Determine $m \in \mathbb{R}$ so that the inequality is true for all $x \in \mathbb{R}$

Question

What is the method to go about to solve it for:

$mx²+(m-1)x+(m-1) < 0$

Sorry if this seems too easy for the website standard, but I am working on this alone, and couldn't find a way on my own.

Answer 1

To find values of $m$ for which $mx^2+(m-1)x+(m-1)$ is negative for all $x\in\mathbb R$, first note that if

$m\ge0$ then $mx^2+(m-1)x+(m-1)$ takes arbitrarily large positive values, so we need $m<0$.

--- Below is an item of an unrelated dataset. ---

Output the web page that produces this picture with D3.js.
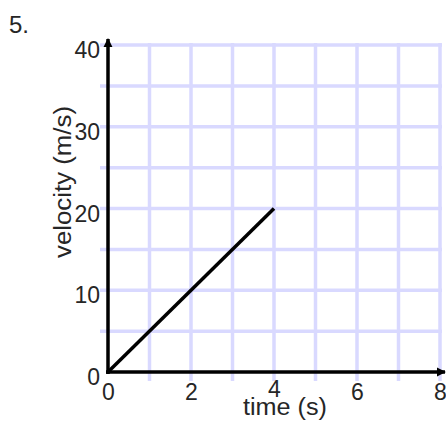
<!DOCTYPE html>
<html>
<head>
<meta charset="utf-8">
<script src="https://cdn.jsdelivr.net/npm/d3@7"></script>
<style>
  body { margin: 0; background: #fff; }
  svg { display: block; font-family: "Liberation Sans", Arial, sans-serif; }
</style>
</head>
<body>
<svg width="446" height="425"></svg>
<script>
var svg = d3.select("svg"),
    width = +svg.attr("width"),
    height = +svg.attr("height");

// data
var problemLabel = "5.";
var xTicks = [0, 2, 4, 6, 8];
var yTicks = [0, 10, 20, 30, 40];
var gridX = [1, 2, 3, 4, 5, 6, 7, 8];
var gridY = [5, 10, 15, 20, 25, 30, 35, 40];
var timeVals = [0, 4];
var velocityVals = [0, 20];
var xTitle = "time (s)";
var yTitle = "velocity (m/s)";

var x = d3.scaleLinear().domain([0, 8]).range([108, 440]);
var y = d3.scaleLinear().domain([0, 40]).range([372, 45]);

var gridColor = "#d9d9ff";
var textColor = "#262626";

// grid
svg.append("g")
    .selectAll("line")
    .data(gridX)
    .enter().append("line")
    .attr("x1", function (d) { return x(d); })
    .attr("x2", function (d) { return x(d); })
    .attr("y1", y(40) - 2)
    .attr("y2", y(0) + 9)
    .attr("stroke", gridColor)
    .attr("stroke-width", 3.5);

svg.append("g")
    .selectAll("line")
    .data(gridY)
    .enter().append("line")
    .attr("x1", x(0) - 8)
    .attr("x2", x(8) + 2)
    .attr("y1", function (d) { return y(d); })
    .attr("y2", function (d) { return y(d); })
    .attr("stroke", gridColor)
    .attr("stroke-width", 3.5);

// tick labels via axes
svg.append("g")
    .attr("transform", "translate(0," + y(0) + ")")
    .call(d3.axisBottom(x).tickValues(xTicks).tickSize(0).tickPadding(12))
    .call(function (g) { g.select(".domain").remove(); })
    .call(function (g) {
        g.selectAll("text")
            .attr("font-size", 23)
            .attr("font-family", null)
            .attr("fill", textColor)
            .attr("dy", function (d) { return d === 4 ? "0.55em" : "0.71em"; });
    });

svg.append("g")
    .attr("transform", "translate(" + x(0) + ",0)")
    .call(d3.axisLeft(y).tickValues(yTicks).tickSize(0).tickPadding(8))
    .call(function (g) { g.select(".domain").remove(); })
    .call(function (g) {
        g.selectAll("text")
            .attr("dy", "0.55em")
            .attr("font-size", 23)
            .attr("font-family", null)
            .attr("fill", textColor);
    });

// axis lines with arrows
svg.append("defs").append("marker")
    .attr("id", "arrow")
    .attr("viewBox", "0 0 10 10")
    .attr("refX", 9)
    .attr("refY", 5)
    .attr("markerWidth", 2.6)
    .attr("markerHeight", 2.6)
    .attr("markerUnits", "strokeWidth")
    .attr("orient", "auto")
    .append("path")
    .attr("d", "M0,0L10,5L0,10z")
    .attr("fill", "#000");

svg.append("line")
    .attr("x1", x(0)).attr("x2", x(0))
    .attr("y1", y(0) + 2).attr("y2", y(40) - 6)
    .attr("stroke", "#000")
    .attr("stroke-width", 3.5)
    .attr("marker-end", "url(#arrow)");

svg.append("line")
    .attr("x1", x(0) - 2).attr("x2", x(8) + 5)
    .attr("y1", y(0)).attr("y2", y(0))
    .attr("stroke", "#000")
    .attr("stroke-width", 3.5)
    .attr("marker-end", "url(#arrow)");

// data line
var line = d3.line()
    .x(function (d) { return x(d[0]); })
    .y(function (d) { return y(d[1]); });

svg.append("path")
    .datum(d3.zip(timeVals, velocityVals))
    .attr("d", line)
    .attr("fill", "none")
    .attr("stroke", "#000")
    .attr("stroke-width", 3.5);

// titles
svg.append("text")
    .attr("x", 9)
    .attr("y", 33)
    .attr("fill", textColor)
    .attr("font-size", 24)
    .text(problemLabel);

svg.append("text")
    .attr("x", 243)
    .attr("y", 415)
    .attr("fill", textColor)
    .attr("font-size", 23)
    .attr("textLength", 84)
    .attr("lengthAdjust", "spacingAndGlyphs")
    .text(xTitle);

svg.append("text")
    .attr("transform", "translate(71,258) rotate(-90)")
    .attr("fill", textColor)
    .attr("font-size", 23)
    .attr("textLength", 152)
    .attr("lengthAdjust", "spacingAndGlyphs")
    .text(yTitle);
</script>
</body>
</html>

For $m<0$, the maximum of $mx^2+(m-1)x+(m-1)=ax^2+bx+c$ is

$c-\dfrac {b^2}{4a}=(m-1)-\dfrac{(m-1)^2}{4m}=\dfrac{(m-1)(4m-(m-1))}{4m}=\dfrac{(m-1)(3m+1)}{4m}$,

which is $0$ when $3m+1=0$, i.e., $m=-\dfrac13$; positive when $-\dfrac13<m<0$ (since then $m-1$ is negative, $4m$ is negative, and $3m+1$ is positive); and negative when $m<-\dfrac13$ (since then $m-1$, $3m+1$, and $4m$ are negative).

So the answer is that {$m\in \mathbb R|m<-\dfrac13$} is the subset of $\mathbb R$ for which $mx^2+(m-1)x+(m-1)$ takes on negative values for all $x \in \mathbb R$.